Catan loves chewing sticks as well but he doesn't seem to consume much. Last year while camping he spent the entire time chewing sticks. He'd march off into the woods, bring back a stick, chew it leaving the bits all over his bed and then the process would start again. The small amount he does consume seems to pass ok. From time to time he will throw up the bits.


----------



## treetops1974 (Jan 10, 2009)

our 15 month old V also enjoys sticks and grass. he will chew larger branches that fall from a tree and eat grass when his stomach isn't well. he doesn't trow up the sticks ... but will almost immediately throw up the grass.

JP may be onto something with reagrds the chewing and hunger connection. could be that your dog is hungry or not totally liking his current food (ie blandness or texture). when rio was younger we kept his dry food the same but mixed up the texture with wet food or water or fruits or veg.

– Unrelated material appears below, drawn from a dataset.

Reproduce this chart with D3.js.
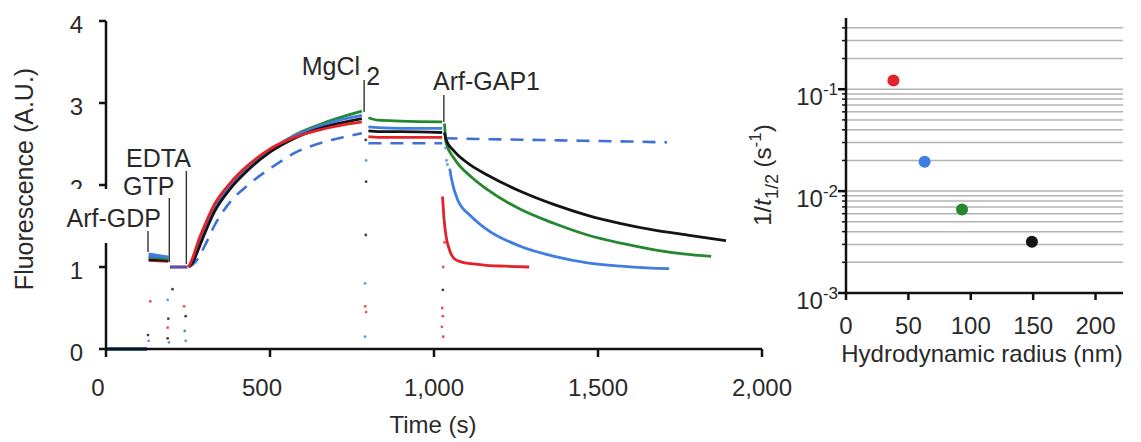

rio is now 15 months and still loves to chew sticks ... but it's not obsessive or harmeful to the point where he's vomiting. i wouldn't worry too much ... just keep an eye on what is going in ... to your point you don't want a splinter or sharp point to do internal damage ... I know first hand the vet cost


----------



## sarahaf (Aug 17, 2009)

Rosie throws up bits of stick sometimes (suggesting that the bit of stick may have been the irritant that made her throw up). We try to get them away from her, but she manages to consume some quantity of stick. It isn't clear what amount of stick she can stomach without vomiting, but it does seem she throws up less often as she gets older. She'll still eat as much stick as we'll let her, but so far, no serious complications, just the occasional up-chuck.


----------